*GIVEN TASK*: Reproduce the material that follows, please, but only from its first line to the line containing "90, 92, 94];", inclusive.

*DATASET CONTENT*:
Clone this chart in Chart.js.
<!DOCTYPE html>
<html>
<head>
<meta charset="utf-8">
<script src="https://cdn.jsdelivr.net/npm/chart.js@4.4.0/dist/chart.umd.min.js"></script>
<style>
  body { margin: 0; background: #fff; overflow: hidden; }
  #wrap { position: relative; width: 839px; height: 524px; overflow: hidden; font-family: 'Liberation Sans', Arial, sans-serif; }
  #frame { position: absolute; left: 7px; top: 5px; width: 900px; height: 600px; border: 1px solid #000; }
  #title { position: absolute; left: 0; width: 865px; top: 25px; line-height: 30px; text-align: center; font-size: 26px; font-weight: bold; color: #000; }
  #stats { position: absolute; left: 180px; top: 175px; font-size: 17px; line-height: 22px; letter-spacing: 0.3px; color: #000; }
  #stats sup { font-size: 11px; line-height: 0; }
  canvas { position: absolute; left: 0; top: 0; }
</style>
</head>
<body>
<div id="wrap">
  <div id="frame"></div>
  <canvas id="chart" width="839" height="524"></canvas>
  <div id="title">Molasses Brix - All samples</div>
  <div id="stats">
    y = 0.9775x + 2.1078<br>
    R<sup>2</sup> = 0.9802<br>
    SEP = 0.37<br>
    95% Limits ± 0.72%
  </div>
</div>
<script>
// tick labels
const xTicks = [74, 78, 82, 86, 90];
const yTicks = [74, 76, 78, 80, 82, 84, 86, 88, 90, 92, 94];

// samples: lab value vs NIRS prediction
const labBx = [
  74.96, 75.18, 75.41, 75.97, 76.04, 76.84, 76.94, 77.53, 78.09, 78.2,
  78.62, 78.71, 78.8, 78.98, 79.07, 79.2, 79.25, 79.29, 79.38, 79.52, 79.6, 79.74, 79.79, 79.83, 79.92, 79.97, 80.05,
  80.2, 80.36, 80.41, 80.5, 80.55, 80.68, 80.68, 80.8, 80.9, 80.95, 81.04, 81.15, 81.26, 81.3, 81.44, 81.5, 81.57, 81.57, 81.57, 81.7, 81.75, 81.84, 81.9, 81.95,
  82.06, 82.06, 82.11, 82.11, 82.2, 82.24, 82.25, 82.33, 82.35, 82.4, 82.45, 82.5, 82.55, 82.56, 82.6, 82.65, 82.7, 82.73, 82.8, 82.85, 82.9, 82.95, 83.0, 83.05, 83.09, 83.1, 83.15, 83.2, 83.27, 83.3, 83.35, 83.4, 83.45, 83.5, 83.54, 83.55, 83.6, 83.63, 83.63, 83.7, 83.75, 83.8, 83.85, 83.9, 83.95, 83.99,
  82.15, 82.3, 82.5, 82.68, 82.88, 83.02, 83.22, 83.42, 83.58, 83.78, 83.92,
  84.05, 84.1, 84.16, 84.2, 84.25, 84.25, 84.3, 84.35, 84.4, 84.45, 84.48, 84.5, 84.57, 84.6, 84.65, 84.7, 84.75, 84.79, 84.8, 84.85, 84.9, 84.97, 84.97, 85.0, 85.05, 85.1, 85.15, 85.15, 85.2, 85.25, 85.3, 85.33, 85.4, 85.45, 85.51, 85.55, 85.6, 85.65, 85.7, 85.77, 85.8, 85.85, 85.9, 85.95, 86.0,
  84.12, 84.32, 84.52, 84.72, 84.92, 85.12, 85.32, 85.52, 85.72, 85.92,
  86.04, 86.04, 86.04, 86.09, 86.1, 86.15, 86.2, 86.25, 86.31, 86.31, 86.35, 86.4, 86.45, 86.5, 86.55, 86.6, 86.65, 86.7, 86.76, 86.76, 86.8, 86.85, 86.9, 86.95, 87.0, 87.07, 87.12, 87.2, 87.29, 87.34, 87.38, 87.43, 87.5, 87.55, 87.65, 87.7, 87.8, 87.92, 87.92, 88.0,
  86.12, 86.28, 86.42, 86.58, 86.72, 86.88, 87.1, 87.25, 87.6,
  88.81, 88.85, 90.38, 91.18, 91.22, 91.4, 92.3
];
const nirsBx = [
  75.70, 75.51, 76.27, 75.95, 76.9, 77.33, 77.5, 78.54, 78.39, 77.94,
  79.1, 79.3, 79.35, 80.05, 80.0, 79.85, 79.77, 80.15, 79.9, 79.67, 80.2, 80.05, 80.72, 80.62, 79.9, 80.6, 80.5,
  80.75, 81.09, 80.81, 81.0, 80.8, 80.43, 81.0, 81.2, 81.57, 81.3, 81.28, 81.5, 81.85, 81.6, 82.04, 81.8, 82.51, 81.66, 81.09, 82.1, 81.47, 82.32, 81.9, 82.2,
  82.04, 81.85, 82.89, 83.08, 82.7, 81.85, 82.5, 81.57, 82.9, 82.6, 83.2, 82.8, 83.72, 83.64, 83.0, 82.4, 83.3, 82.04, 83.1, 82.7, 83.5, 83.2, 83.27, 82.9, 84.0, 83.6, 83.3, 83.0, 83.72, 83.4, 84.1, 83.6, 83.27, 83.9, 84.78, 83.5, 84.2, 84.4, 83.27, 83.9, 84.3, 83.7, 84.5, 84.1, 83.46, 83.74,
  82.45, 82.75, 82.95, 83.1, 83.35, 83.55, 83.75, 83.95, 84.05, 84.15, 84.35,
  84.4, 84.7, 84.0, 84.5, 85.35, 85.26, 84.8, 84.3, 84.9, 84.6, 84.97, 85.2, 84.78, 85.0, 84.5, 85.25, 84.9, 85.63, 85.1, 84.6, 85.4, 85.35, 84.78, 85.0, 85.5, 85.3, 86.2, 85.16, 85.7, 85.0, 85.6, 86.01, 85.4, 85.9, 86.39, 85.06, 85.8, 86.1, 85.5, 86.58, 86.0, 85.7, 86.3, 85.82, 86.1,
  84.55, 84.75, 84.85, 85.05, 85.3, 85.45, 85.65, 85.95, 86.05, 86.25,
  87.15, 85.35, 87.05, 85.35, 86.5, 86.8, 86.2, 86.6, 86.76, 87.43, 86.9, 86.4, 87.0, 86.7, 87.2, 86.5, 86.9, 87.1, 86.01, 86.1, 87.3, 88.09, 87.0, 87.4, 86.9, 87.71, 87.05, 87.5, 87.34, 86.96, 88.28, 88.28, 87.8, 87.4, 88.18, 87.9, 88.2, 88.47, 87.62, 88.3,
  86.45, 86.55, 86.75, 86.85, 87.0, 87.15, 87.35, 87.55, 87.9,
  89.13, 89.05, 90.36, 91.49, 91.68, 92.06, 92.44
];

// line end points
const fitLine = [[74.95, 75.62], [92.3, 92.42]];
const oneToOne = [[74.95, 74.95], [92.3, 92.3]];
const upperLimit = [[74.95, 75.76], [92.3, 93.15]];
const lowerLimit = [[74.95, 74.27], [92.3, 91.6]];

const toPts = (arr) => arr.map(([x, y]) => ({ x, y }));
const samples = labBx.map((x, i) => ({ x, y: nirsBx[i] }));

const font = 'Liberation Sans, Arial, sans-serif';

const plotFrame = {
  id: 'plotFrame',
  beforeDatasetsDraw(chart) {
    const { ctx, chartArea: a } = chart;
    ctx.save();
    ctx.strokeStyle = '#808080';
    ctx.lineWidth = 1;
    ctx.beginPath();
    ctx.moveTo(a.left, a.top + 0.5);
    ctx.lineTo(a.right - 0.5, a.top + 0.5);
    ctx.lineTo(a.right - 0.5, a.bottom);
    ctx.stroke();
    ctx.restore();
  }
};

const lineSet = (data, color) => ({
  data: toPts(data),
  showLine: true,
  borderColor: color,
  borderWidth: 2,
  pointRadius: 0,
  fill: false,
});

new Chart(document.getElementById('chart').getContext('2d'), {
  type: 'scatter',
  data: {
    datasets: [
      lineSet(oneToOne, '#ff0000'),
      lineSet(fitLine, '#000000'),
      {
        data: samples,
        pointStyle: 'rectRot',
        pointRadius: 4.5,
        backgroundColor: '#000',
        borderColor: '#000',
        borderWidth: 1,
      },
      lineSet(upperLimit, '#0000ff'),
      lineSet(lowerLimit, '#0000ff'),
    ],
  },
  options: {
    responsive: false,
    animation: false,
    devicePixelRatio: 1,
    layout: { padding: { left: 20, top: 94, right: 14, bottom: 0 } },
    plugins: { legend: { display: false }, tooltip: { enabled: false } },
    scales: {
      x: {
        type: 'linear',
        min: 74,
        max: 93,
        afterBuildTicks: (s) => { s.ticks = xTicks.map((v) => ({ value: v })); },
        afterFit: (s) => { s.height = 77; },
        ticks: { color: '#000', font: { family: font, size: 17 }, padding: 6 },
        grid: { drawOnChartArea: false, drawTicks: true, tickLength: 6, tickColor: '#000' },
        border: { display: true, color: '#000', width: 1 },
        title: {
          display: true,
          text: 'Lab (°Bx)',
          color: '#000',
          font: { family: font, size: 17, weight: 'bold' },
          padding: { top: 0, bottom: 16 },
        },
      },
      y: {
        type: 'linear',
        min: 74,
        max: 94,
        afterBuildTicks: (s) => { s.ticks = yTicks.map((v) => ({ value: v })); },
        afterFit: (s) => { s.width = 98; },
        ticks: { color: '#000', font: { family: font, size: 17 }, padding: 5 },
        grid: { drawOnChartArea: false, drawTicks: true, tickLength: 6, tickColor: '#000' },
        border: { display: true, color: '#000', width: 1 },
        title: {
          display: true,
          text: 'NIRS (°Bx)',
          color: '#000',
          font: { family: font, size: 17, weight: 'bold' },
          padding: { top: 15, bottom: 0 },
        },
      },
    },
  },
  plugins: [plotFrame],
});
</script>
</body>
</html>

*THE RESPONSE*:
Clone this chart in Chart.js.
<!DOCTYPE html>
<html>
<head>
<meta charset="utf-8">
<script src="https://cdn.jsdelivr.net/npm/chart.js@4.4.0/dist/chart.umd.min.js"></script>
<style>
  body { margin: 0; background: #fff; overflow: hidden; }
  #wrap { position: relative; width: 839px; height: 524px; overflow: hidden; font-family: 'Liberation Sans', Arial, sans-serif; }
  #frame { position: absolute; left: 7px; top: 5px; width: 900px; height: 600px; border: 1px solid #000; }
  #title { position: absolute; left: 0; width: 865px; top: 25px; line-height: 30px; text-align: center; font-size: 26px; font-weight: bold; color: #000; }
  #stats { position: absolute; left: 180px; top: 175px; font-size: 17px; line-height: 22px; letter-spacing: 0.3px; color: #000; }
  #stats sup { font-size: 11px; line-height: 0; }
  canvas { position: absolute; left: 0; top: 0; }
</style>
</head>
<body>
<div id="wrap">
  <div id="frame"></div>
  <canvas id="chart" width="839" height="524"></canvas>
  <div id="title">Molasses Brix - All samples</div>
  <div id="stats">
    y = 0.9775x + 2.1078<br>
    R<sup>2</sup> = 0.9802<br>
    SEP = 0.37<br>
    95% Limits ± 0.72%
  </div>
</div>
<script>
// tick labels
const xTicks = [74, 78, 82, 86, 90];
const yTicks = [74, 76, 78, 80, 82, 84, 86, 88, 90, 92, 94];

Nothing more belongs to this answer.